Georgia museum showcases powerful, contemporary black art
Celina Colby | 3/1/2018, 6 a.m.
The dark history of slave labor laces through the beautiful homes and lush garden squares of Savannah, Georgia. But inside the Telfair Museum’s Jepson Center for the Arts, contemporary African American creators are celebrated and revered. Two exhibits, “Carrie Mae Weems: Sea Islands Series, 1991–1992” and “Paul Stephen Benjamin: Reinterpreting the Sound of Blackness,” on view through May 6, offer intricate analyses of black culture.
On the web
For more information about the artists, visit: www.telfair.org/visit/jepson/
The Carrie Mae Weems exhibit showcases the passion project of the photographer. While studying folklore in graduate school, Weems became fascinated by the Gullah culture found on the sea islands off the coast of Georgia and South Carolina.
Because of their physical isolation from the mainland, the black populations were able to maintain many of their original African traditions. Weems’ series depicts the island inhabitants and their homes, possessions and traditions in soft black and white.
Each section of the exhibit displays a framed list of folk superstitions ingrained in the Gullah culture: “If your palm itches you gonna get some money,” “If your nose itches somebody is coming to visit,” “When you move into a new house, remove old spirits by washing around the windows and doors with vinegar water.”

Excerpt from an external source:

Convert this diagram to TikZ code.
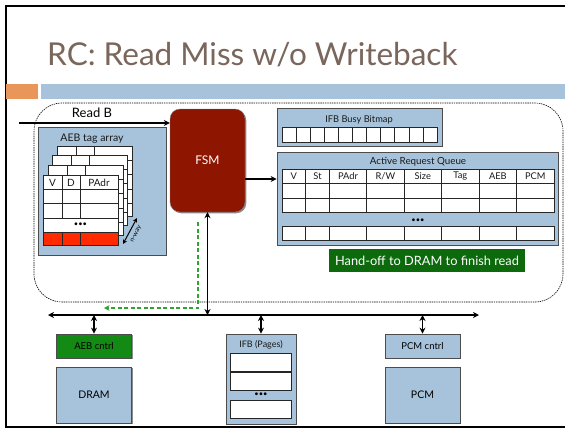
\documentclass[tikz,border=0pt]{standalone}
\usepackage{fontspec}
\setmainfont{Lato}
\usetikzlibrary{arrows.meta,shadows,calc}
\definecolor{panelblue}{HTML}{A7C3DB}
\definecolor{fsmred}{HTML}{8E1500}
\definecolor{handgreen}{HTML}{0C6A0C}
\definecolor{aebgreen}{HTML}{138A13}
\definecolor{redcell}{HTML}{FF2A00}
\definecolor{dashgreen}{HTML}{2EA52E}
\definecolor{titlecol}{HTML}{7A665B}
\definecolor{orangebar}{HTML}{E8965A}
\definecolor{barblue}{HTML}{A7C3DB}
\begin{document}
\begin{tikzpicture}[x=1pt,y=-1pt,
  >={Stealth[length=6pt,width=6pt,inset=2pt]},
  shade box/.style={drop shadow={shadow xshift=1.3pt,shadow yshift=-1.3pt,opacity=0.45,fill=black}},
  panel/.style={draw=black!70,fill=panelblue,line width=0.8pt,inner sep=0pt,shade box},
  cellbox/.style={draw=black!85,fill=white,line width=0.6pt},
  cellline/.style={draw=black!85,line width=0.6pt},
  lbl/.style={inner sep=0pt,text=black!90,font=\fontsize{9.3}{10}\selectfont},
  dotlbl/.style={inner sep=0pt,font=\fontsize{7.5}{7.5}\selectfont},
  conn/.style={line width=1.3pt},
  bigbox/.style={panel,minimum width=75pt,font=\fontsize{9.5}{11}\selectfont}]
\fill[white] (0,0) rectangle (565,429);
\useasboundingbox (0,0) rectangle (565,429);
% slide frame
\draw[line width=1.6pt] (565,6) -- (6,6) -- (6,427) -- (565,427);
% title and bars
\node[anchor=base west,inner sep=0pt,text=titlecol,font=\fontsize{31.5}{34}\selectfont] (title) at (47,65) {RC: Read Miss w/o Writeback};
\fill[orangebar] (6,84) rectangle (38,99);
\fill[barblue] (41,84) rectangle (565,99);
% dashed container
\draw[line width=0.6pt,dash pattern=on 1.4pt off 0.9pt,rounded corners=28pt] (34,103) rectangle (563,302);
% FSM
\node[draw=black!50,fill=fsmred,rounded corners=10pt,minimum width=75pt,minimum height=103pt,text=white,font=\fontsize{12}{14}\selectfont,shade box] (fsm) at (207.5,160.5) {FSM};
% Read B
\coordinate (readin) at (19,123);
\draw[conn,->] (readin) -- (readin -| fsm.west);
\node[inner sep=0pt,font=\fontsize{13}{15}\selectfont] (readb) at (92,113) {Read B};
% AEB tag array
\node[panel,minimum width=128pt,minimum height=128pt] (aebp) at (102,191) {};
\node[lbl,font=\fontsize{10.5}{12}\selectfont] (aebt) at (92,139) {AEB tag array};
\foreach \k in {3,2,1,0}{
  \begin{scope}[shift={(4.8*\k,-9.7*\k)}]
    \draw[cellbox] (43,175) rectangle (118,245);
    \ifnum\k=0
      \fill[redcell] (43,232) rectangle (118,245);
    \fi
    \draw[cellline] (43,175) rectangle (118,245);
    \draw[cellline] (43,189) -- (118,189) (43,203) -- (118,203) (43,218) -- (118,218) (43,232) -- (118,232);
    \draw[cellline] (62,175) -- (62,218) (80,175) -- (80,218);
    \ifnum\k=0
      \draw[cellline] (62,232) -- (62,245) (80,232) -- (80,245);
    \fi
  \end{scope}
}
\node[lbl,font=\fontsize{10}{11}\selectfont] (aebV) at (52.5,182.5) {V};
\node[lbl,font=\fontsize{10}{11}\selectfont] (aebD) at (71,182.5) {D};
\node[lbl,font=\fontsize{10}{11}\selectfont] (aebP) at (99,182.5) {PAdr};
\node[dotlbl] (aebdots) at (80.5,225) {•••};
\coordinate (nw1) at (123,244);
\coordinate (nw2) at (137,218);
\draw[line width=1pt,<->,>={Stealth[length=4.5pt,width=4.5pt,inset=1.5pt]}] (nw1) -- (nw2);
\node[inner sep=0pt,rotate=62,anchor=north,font=\fontsize{6.5}{7}\selectfont] (nway) at ($(nw1)!0.5!(nw2)+(4,2)$) {n-way};
% IFB Busy Bitmap
\node[panel,minimum width=165pt,minimum height=38pt] (ifbb) at (359.5,127) {};
\node[lbl] (ifbbt) at (359,119.5) {IFB Busy Bitmap};
\foreach \i in {0,...,10}{
  \draw[cellbox] (282+14.09*\i,127) rectangle (282+14.09*\i+14.09,142);
}
% Active Request Queue
\node[panel,minimum width=281pt,minimum height=93pt] (arq) at (417.5,198.5) {};
\node[lbl,font=\fontsize{9.8}{11}\selectfont] (arqt) at (418,161.5) {Active Request Queue};
\draw[cellbox] (282,169) rectangle (554,212);
\draw[cellbox] (282,226) rectangle (554,240);
\draw[cellline] (282,183) -- (554,183) (282,198) -- (554,198);
\foreach \c in {305.7,329.3,366.7,404,441.7,479,516.7}{
  \draw[cellline] (\c,169) -- (\c,212) (\c,226) -- (\c,240);
}
\foreach \t/\xa/\xb [count=\n] in {V/282/305.7,St/305.7/329.3,PAdr/329.3/366.7,{R/W}/366.7/404,Size/404/441.7,Tag/441.7/479,AEB/479/516.7,PCM/516.7/554}{
  \node[lbl] (arqh\n) at ({(\xa+\xb)/2},176.5) {\t};
}
\node[dotlbl] (arqdots) at (418,221) {•••};
% FSM to ARQ
\coordinate (q) at (245,179);
\draw[conn,->] (q) -- (q -| arq.west);
% Hand-off
\node[fill=handgreen,minimum width=196pt,minimum height=23pt,inner sep=0pt,text=white,font=\fontsize{12.8}{14}\selectfont] (hand) at (427,260.5) {Hand-off to DRAM to finish read};
% bus
\coordinate (busL) at (48,315);
\coordinate (busR) at (479,315);
\draw[conn,<->] (busL) -- (busR);
\draw[conn,<->] (fsm.south) -- (fsm.south |- busL);
% green dashed return
\coordinate (g1) at (198,222);
\coordinate (g2) at (198,308);
\coordinate (g3) at (104,308);
\draw[line width=1.3pt,draw=dashgreen,dash pattern=on 4pt off 2.5pt,->,>={Stealth[length=5.5pt,width=5.5pt,inset=2pt]}] (g1) -- (g2) -- (g3);
% bottom boxes
\node[bigbox,fill=aebgreen,minimum height=24pt] (aebc) at (94,346) {AEB cntrl};
\node[bigbox,minimum height=56pt,font=\fontsize{10.5}{12}\selectfont] (dram) at (94,395) {DRAM};
\node[bigbox,minimum height=24pt] (pcmc) at (422.5,346) {PCM cntrl};
\node[bigbox,minimum height=56pt,font=\fontsize{10.5}{12}\selectfont] (pcm) at (422.5,395) {PCM};
\node[panel,minimum width=70pt,minimum height=90pt] (ifbp) at (261,379) {};
\node[lbl,font=\fontsize{9}{10}\selectfont] (ifbpt) at (261,345) {IFB (Pages)};
\draw[cellbox] (230.6,353) rectangle (291,371);
\draw[cellbox] (230.6,372) rectangle (291,390);
\draw[cellbox] (230.6,400) rectangle (291,418);
\node[dotlbl] (ifbdots) at (261,394.5) {•••};
\draw[conn,<->] (aebc.north |- busL) -- (aebc.north);
\draw[conn,<->] (ifbp.north |- busL) -- (ifbp.north);
\draw[conn,<->] (pcmc.north |- busL) -- (pcmc.north);
\end{tikzpicture}
\end{document}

The exhibit provides a meditation on what was lost in the slave era and the traditions that couldn’t carry over. The Gullah inhabitants are living examples of what a chain-free world might have looked like.
The Paul Stephen Benjamin exhibit provides a stark contrast to Weems’ traditional medium. Two media installations sit back-to-back on either side of a wall. They both contain stacks of old, thick grey television sets. Cables litter the ground.
In one installation, the bottom television screens depict Billie Holiday and Jill Scott singing “black bodies swinging in the summer breeze,” from “Strange Fruit,” on a loop. The 40 or so televisions stacked in a semi-circle around the singers depict a black child swinging on a playground. In the other installation, Lil Wayne and Aretha Franklin sing “God bless America” on a loop, surrounded by a display of moving, abstract shapes.
Haunting musical creations result, repeating the same line over and over. Here, Benjamin explores the complexities of racial identity, particularly in performance, where it is often fabricated.
These outstanding exhibitions couldn’t be timelier for a city still reconciling its racial identity. The juxtaposition allows viewers to explore historic African identity and contemporary media manifestations of it.